For each $x\in X$, consider the function $\chi_x\colon \mathcal{P}(X)\to \{0,1\}$ given by the "membership function"; that is, $\chi_x(E) = 1$ if $x\in E$, and $\chi_x(E)=0$ if $x\notin E$.
Define a relation on $X$ by $x\sim y$ if and only if $\chi_x(E_i)=\chi_y(E_i)$ for $i=1,\ldots,n$. It is easy to see that this is an equivalence relation.
Question. If $x\sim y$, will $\chi_x(E) = \chi_y(E)$ for all $E\in\sigma(F)$?

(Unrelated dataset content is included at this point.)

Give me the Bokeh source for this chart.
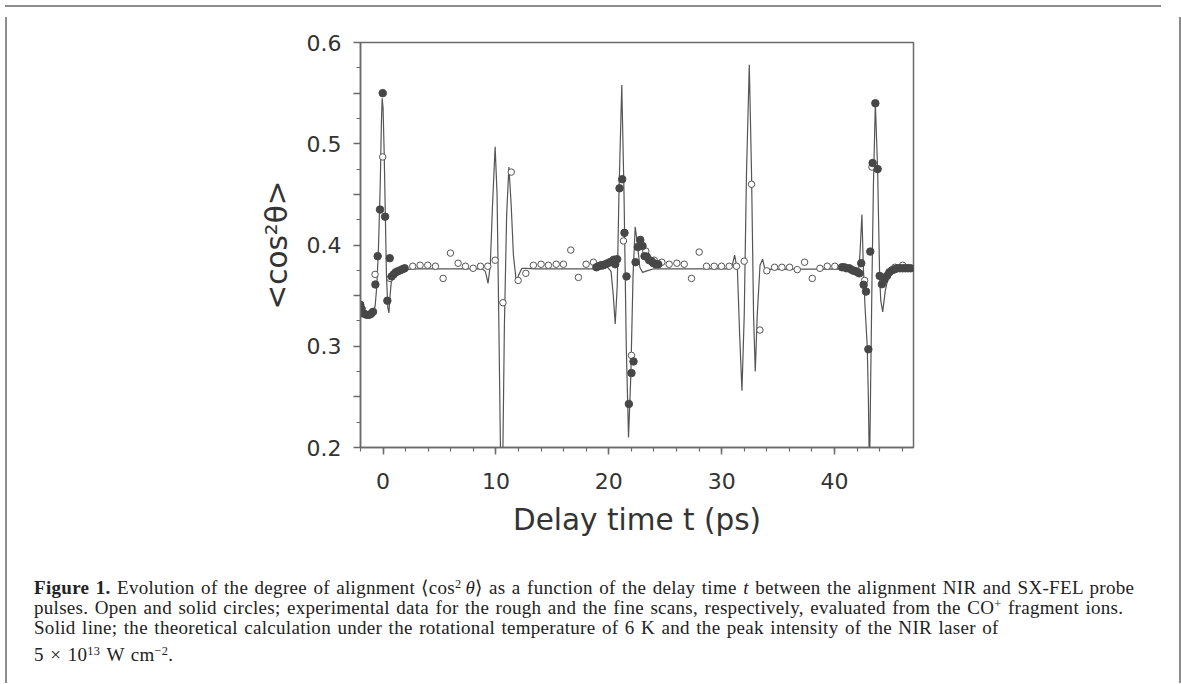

To see that the answer is "yes", let $M(x,y)\subseteq \mathcal{P}(X)$ be the set of all subsets of $X$ on which $\chi_x$ and $\chi_y$ agree. Clearly, $F\subseteq M(x,y)$. Prove that $M(x,y)$ is a $\sigma$-algebra.

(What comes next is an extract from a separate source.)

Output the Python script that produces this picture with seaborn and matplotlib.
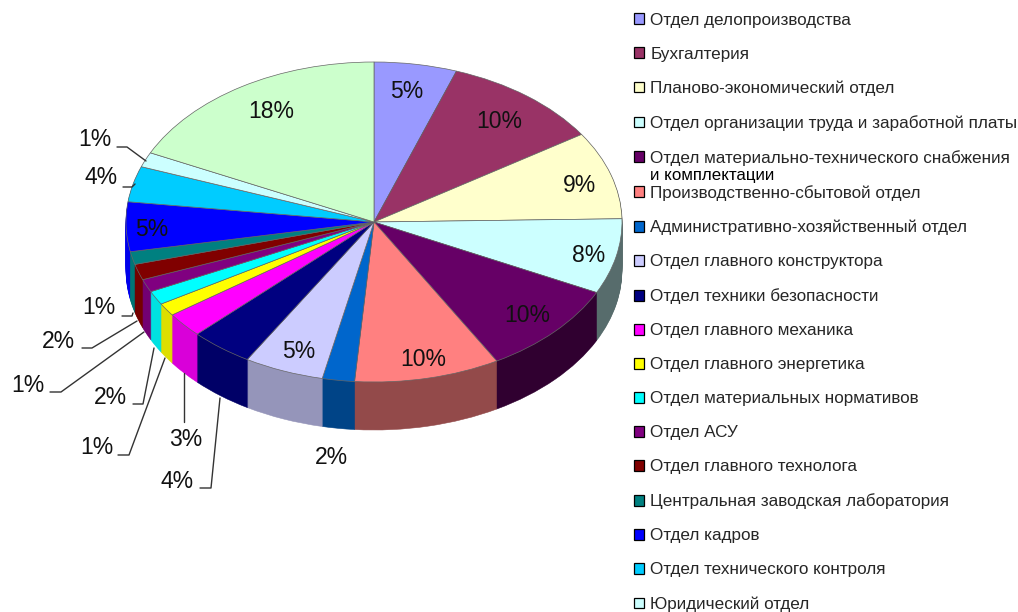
# -*- coding: utf-8 -*-
import numpy as np
import seaborn as sns
import matplotlib.pyplot as plt
from matplotlib.patches import Patch

departments = ['Отдел делопроизводства', 'Бухгалтерия', 'Планово-экономический отдел',
               'Отдел организации труда и заработной платы',
               'Отдел материально-технического снабжения',
               'Производственно-сбытовой отдел', 'Административно-хозяйственный отдел',
               'Отдел главного конструктора', 'Отдел техники безопасности',
               'Отдел главного механика', 'Отдел главного энергетика',
               'Отдел материальных нормативов', 'Отдел АСУ', 'Отдел главного технолога',
               'Центральная заводская лаборатория', 'Отдел кадров',
               'Отдел технического контроля', 'Юридический отдел']
# slice shares, last one has no visible legend row
shares = [5.4, 10.4, 8.9, 7.6, 9.5, 9.5, 2.1, 5.2, 4.1, 2.5, 1.3, 1.4, 1.3, 1.6, 1.3, 5.0, 3.6, 1.5, 17.9]
percents = [5, 10, 9, 8, 10, 10, 2, 5, 4, 3, 1, 2, 1, 2, 1, 5, 4, 1, 18]
colors = ['#9999FF', '#993366', '#FFFFCC', '#CCFFFF', '#660066', '#FF8080', '#0066CC',
          '#CCCCFF', '#000080', '#FF00FF', '#FFFF00', '#00FFFF', '#800080', '#800000',
          '#008080', '#0000FF', '#00CCFF', '#CCFFFF', '#CCFFCC']

sns.set_theme(style='white')
plt.rcParams['font.family'] = ['Liberation Sans', 'DejaVu Sans']

W, H = 1018, 612
cx, cy, rx, ry = 374, 222, 248, 160   # ellipse of the top face, px
depth = 48

fig = plt.figure(figsize=(W / 100, H / 100), dpi=100)
ax = fig.add_axes([0, 0, 1, 1])
over = fig.add_axes([0, 0, 1, 1])
over.patch.set_alpha(0)

palette = [tuple(c) for c in sns.color_palette(colors)]
mid = np.radians((np.cumsum(shares) - np.array(shares) / 2) / sum(shares) * 360)
sin_mid = np.sin(mid)
# wall is lit from the left
shade = np.where(sin_mid < 0, 0.62 - 0.3 * sin_mid, 0.62 - 0.2 * sin_mid)
wall = [tuple(np.array(c) * s) for c, s in zip(palette, shade)]

# side wall: stack of darker pies going down
for d in range(depth, 0, -1):
    layer, _ = ax.pie(shares, colors=wall, startangle=90, counterclock=False, center=(0, -d / ry))
    for w in layer:
        w.set_edgecolor(w.get_facecolor())
        w.set_linewidth(0.4)
wedges, _ = ax.pie(shares, colors=palette, startangle=90, counterclock=False,
                   wedgeprops={'linewidth': 0.5, 'edgecolor': '#666666'})

ax.set_aspect('auto')
ax.set_xlim(-cx / rx, (W - cx) / rx)
ax.set_ylim((cy - H) / ry, cy / ry)

over.set_xlim(0, W)
over.set_ylim(H, 0)
over.axis('off')

label_xy = [(407, 91), (499, 121), (580, 186), (589, 255), (527, 316), (423, 360), (331, 457),
            (299, 352), (177, 481), (186, 440), (97, 448), (110, 397), (28, 385), (58, 341),
            (99, 308), (152, 229), (101, 178), (95, 140), (271, 112)]
for p, (x, y) in zip(percents, label_xy):
    over.text(x, y, f'{p}%', fontsize=16.5, color='#111111', ha='center', va='center')

leaders = [[(122, 316), (132, 316), (133, 313)],
           [(82, 348), (92, 348), (137, 321)],
           [(50, 392), (61, 392), (144, 332)],
           [(133, 404), (143, 404), (154, 348)],
           [(118, 455), (129, 455), (165, 358)],
           [(184, 373), (184, 422)],
           [(200, 488), (211, 488), (220, 398)],
           [(117, 147), (127, 147), (146, 161)],
           [(123, 187), (132, 187), (135, 184)]]
for pts in leaders:
    xs, ys = zip(*pts)
    over.plot(xs, ys, color='#333333', lw=1)

handles = [Patch(facecolor=c, edgecolor='black', linewidth=0.9) for c in colors[:len(departments)]]
over.legend(handles, departments, loc='upper left', bbox_to_anchor=(634 / W, 1 - 12.5 / H),
            bbox_transform=fig.transFigure, frameon=False, fontsize=12.3, labelspacing=1.115,
            handlelength=0.6, handleheight=0.6, handletextpad=0.35, borderpad=0, borderaxespad=0)
over.text(650, 175.5, 'и комплектации', fontsize=12.2, color='black', ha='left', va='center')

fig.savefig('out.png', dpi=100)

Then show that we can consider the question in $X/\sim$ instead of $X$ (intuitively: if the sets in $F$ cannot distinguish between $x$ and $y$, then neither can the sets in $\sigma(F)$, so you may as well consider $x$ and $y$ "the same point"). This set has at most $2^n$ elements (the possible values of the membership function on $F$). What does that tell you about $\sigma(F)$? Since it is a subset of $\mathcal{P}(X)$, it has at most $2^{2^n}$ elements.
To verify that this is indeed the best you can say, try to construct a set $X$ with $2^n$ elements, and an $F$ with $n$ such that $\sigma(F)$ is all of $\mathcal{P}(X)$. Hint: Take $X=\{0,1,\ldots,2^{n}-1\}$, and think binary expansion.